Ruse is not a city where you should eat Italian instead of Bulgarian, but if you are staying a week and want a break, La Parma Restaurant does competent wood-fired pizza and pasta with locally sourced ingredients in the 18–28 BGN range. Pan-Balkan options at Restaurant Balkan are a useful middle ground — Serbian pljeskavica, Macedonian tavche gravche, Bulgarian grills under one roof, and a wine list that crosses the region.

Pizza and burger chains have taken root on Aleksandrovska for budget travellers and families, and most deliver via Foodpanda or Takeaway.com (kept in 2026 across Bulgaria). For breakfast, Bulgarian-style banitsa from a corner bakery (1.50–3 BGN) beats any hotel buffet.
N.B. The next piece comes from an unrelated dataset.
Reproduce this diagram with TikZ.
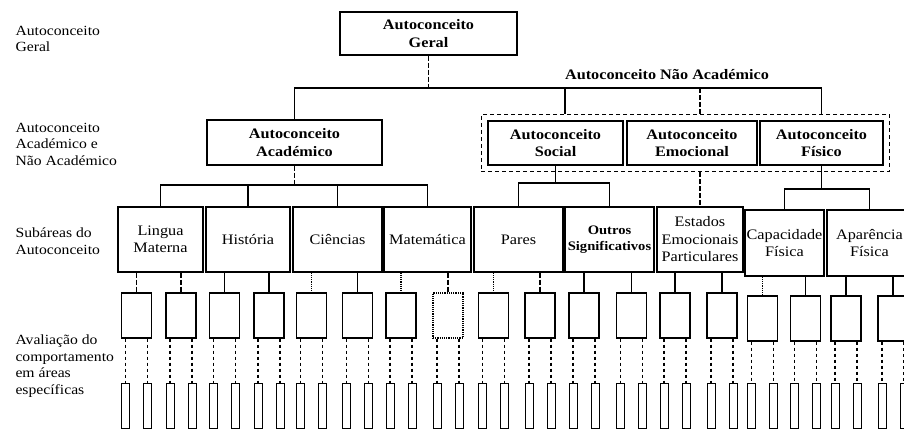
\documentclass[tikz,border=0pt]{standalone}
\usepackage{fontspec}
\setmainfont{Liberation Serif}[FakeStretch=1.12]
\usepackage{tikz}
\usetikzlibrary{positioning, fit}

\begin{document}
\begin{tikzpicture}[
    x=1pt, y=-1pt,
    every node/.style={font=\fontsize{14.5}{17.5}\selectfont},
    topbox/.style={
        rectangle,
        draw,
        line width=1.2pt,
        align=center,
        inner sep=0pt,
        font=\fontsize{14.5}{17.5}\selectfont\bfseries
    },
    subbox/.style={
        rectangle,
        draw,
        line width=1.2pt,
        align=center,
        inner sep=0pt,
        minimum height=65pt,
        font=\fontsize{14.5}{17.5}\selectfont
    },
    midbox/.style={
        rectangle,
        draw,
        line width=1.2pt,
        minimum width=30pt,
        minimum height=45pt,
        inner sep=0pt
    },
    midboxdot/.style={
        midbox,
        densely dotted
    },
    leafbox/.style={
        rectangle,
        draw,
        line width=1pt,
        minimum width=8pt,
        minimum height=45pt,
        inner sep=0pt
    },
    grupobox/.style={
        rectangle,
        draw,
        line width=1.4pt,
        dash pattern=on 4pt off 3pt,
        inner sep=6pt
    },
    sidelabel/.style={
        anchor=west,
        align=left,
        font=\fontsize{14}{16.5}\selectfont
    },
    link/.style={line width=1.2pt},
    dlink/.style={line width=1.2pt, dash pattern=on 5pt off 2pt},
    tlink/.style={line width=1.2pt, densely dotted},
    dotlink/.style={line width=1.4pt, dash pattern=on 3pt off 3pt}
]
\useasboundingbox (0,0) rectangle (904,430);
\clip (0,0) rectangle (904,430);

% Side labels
\node (lgeral) [sidelabel] at (12,39) {Autoconceito\\Geral};
\node (lnivel) [sidelabel] at (12,144) {Autoconceito\\Académico e\\Não Académico};
\node (lsub) [sidelabel] at (12,241) {Subáreas do\\Autoconceito};
\node (laval) [sidelabel] at (12,366) {Avaliação do\\comportamento\\em áreas\\específicas};

% Nodes
\node (geral) [topbox, minimum width=177pt, minimum height=43pt] at (428.5,33.5) {Autoconceito\\Geral};
\node (naolabel) [font=\fontsize{14.5}{17.5}\selectfont\bfseries] at (667,75) {Autoconceito Não Académico};

\node (academico) [topbox, minimum width=175pt, minimum height=45pt] at (294.5,142.5) {Autoconceito\\Académico};
\node (social) [topbox, minimum width=135pt, minimum height=44pt] at (555.5,143) {Autoconceito\\Social};
\node (emocional) [topbox, minimum width=130pt, minimum height=44pt] at (692,143) {Autoconceito\\Emocional};
\node (fisico) [topbox, minimum width=123pt, minimum height=44pt] at (821.5,143) {Autoconceito\\Físico};
\node (grupo) [grupobox, fit=(social)(emocional)(fisico)] {};

\node (lingua) [subbox, minimum width=85pt] at (160.5,239.5) {Lingua\\Materna};
\node (historia) [subbox, minimum width=84pt] at (248,239.5) {História};
\node (ciencias) [subbox, minimum width=89pt] at (337.5,239.5) {Ciências};
\node (matematica) [subbox, minimum width=87pt] at (427.5,239.5) {Matemática};
\node (pares) [subbox, minimum width=89pt] at (518.5,239.5) {Pares};
\node (outros) [subbox, minimum width=89pt, font=\fontsize{13}{16}\selectfont\bfseries] at (609.5,239.5) {Outros\\Significativos};
\node (estados) [subbox, minimum width=86pt] at (700,239.5) {Estados\\Emocionais\\Particulares};
\node (capacidade) [subbox, minimum width=79pt, minimum height=66pt] at (784.5,243) {Capacidade\\Física};
\node (aparencia) [subbox, minimum width=85pt, minimum height=66pt] at (869.5,243) {Aparência\\Física};

\coordinate (topbar) at (0,88);
\coordinate (acbar) at (0,185);
\coordinate (sobar) at (0,183);
\coordinate (fibar) at (0,189);
\coordinate (tapsocial) at (565,88);

% Connections
\draw [dlink] (geral.south) -- (geral.south |- topbar);
\draw [link] (academico.north) |- (fisico.north |- topbar) -- (fisico.north |- grupo.north);
\draw [link] (tapsocial) -- (tapsocial |- grupo.north);
\draw [dlink] (estados.north |- topbar) -- (estados.north |- grupo.north);

\draw [dlink] (academico.south) -- (academico.south |- acbar);
\draw [link] (lingua.north) |- (matematica.north |- acbar) -- (matematica.north);
\draw [link] (historia.north) -- (historia.north |- acbar);
\draw [link] (ciencias.north) -- (ciencias.north |- acbar);

\draw [link] (social.south) -- (social.south |- sobar);
\draw [link] (pares.north) |- (outros.north |- sobar) -- (outros.north);

\draw [dlink] (estados.north |- grupo.south) -- (estados.north);

\draw [link] (fisico.south) -- (fisico.south |- fibar);
\draw [link] (capacidade.north) |- (aparencia.north |- fibar) -- (aparencia.north);

% Evaluation boxes
\foreach \i/\x/\y/\p/\s/\b in {
    1/136.5/315.5/lingua/dlink/midbox, 2/181/315.5/lingua/dlink/midbox,
    3/224.5/315.5/historia/link/midbox, 4/269/315.5/historia/link/midbox,
    5/311.5/315.5/ciencias/tlink/midbox, 6/357.5/315.5/ciencias/link/midbox,
    7/401/315.5/matematica/tlink/midbox, 8/448/315.5/matematica/dlink/midboxdot,
    9/493.5/315.5/pares/tlink/midbox, 10/540/315.5/pares/dlink/midbox,
    11/584/315.5/outros/link/midbox, 12/631.5/315.5/outros/link/midbox,
    13/675/315.5/estados/link/midbox, 14/722/315.5/estados/link/midbox,
    15/762.5/318.5/capacidade/tlink/midbox, 16/805.5/318.5/capacidade/link/midbox,
    17/846/318.5/aparencia/link/midbox, 18/893/318.5/aparencia/link/midbox} {
    \node (m\i) [\b] at (\x,\y) {};
    \draw [\s] (m\i.north |- \p.south) -- (m\i.north);
    \node (la\i) [leafbox] at (\x-11,405.5) {};
    \node (lb\i) [leafbox] at (\x+11,405.5) {};
    \draw [dotlink] (la\i.north |- m\i.south) -- (la\i.north);
    \draw [dotlink] (lb\i.north |- m\i.south) -- (lb\i.north);
}

\end{tikzpicture}
\end{document}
Practical Etiquette: Tipping, Reservations and What to Avoid

Tipping is 10% in restaurants and is increasingly added automatically as a "service charge" line on the bill — check before adding more. Round up at cafes and bars. Reservations are unnecessary at lunch but expected for Friday and Saturday dinner at the better mehanas; a same-day phone call usually works. Most menus are in Bulgarian and English; a few traditional places only have Bulgarian menus, which is part of the charm.

Two things to avoid: restaurants on the immediate corner of Ploshtad Svoboda that have aggressive English-language menu hawkers — they are tourist traps with 30–40% markups — and any "Bulgarian folklore evening" buffet sold through hotel concierges, which uses imported, frozen everything. The genuine traditional experience costs less and tastes considerably better. For more budget tactics across the city, see budget-friendly things to do in Ruse.

Markets, Day Trips and Food-Adjacent Experiences

If you have an extra half-day, the village of Basarbovo (10 km south of Ruse) has a working monastery and a small farmers' market on weekend mornings selling honey, walnuts, and homemade rakia. The wine villages around Suhindol and Pavlikeni, an hour and a half south, run cellar tastings for groups — best arranged through a local driver if you do not want to drive yourself after tasting. Pair this kind of trip with the broader options in the Ruse activities guide.

Back in the city, the Saturday morning farmers' market that sets up near the bus station is smaller than the central market but better for foraged mushrooms in autumn and wild strawberries in late spring — both Ruse specialties that rarely make it onto restaurant menus but are worth eating fresh.

Ruse's culinary scene rewards travellers who order what the city does best — Danube fish, slow-cooked clay-pot dishes, Habsburg-era pastries, and Northern Bulgarian wines — rather than defaulting to the international menu. Stay two days, eat three main meals at three different mehanas, drink one wine tasting, and you will have done it properly.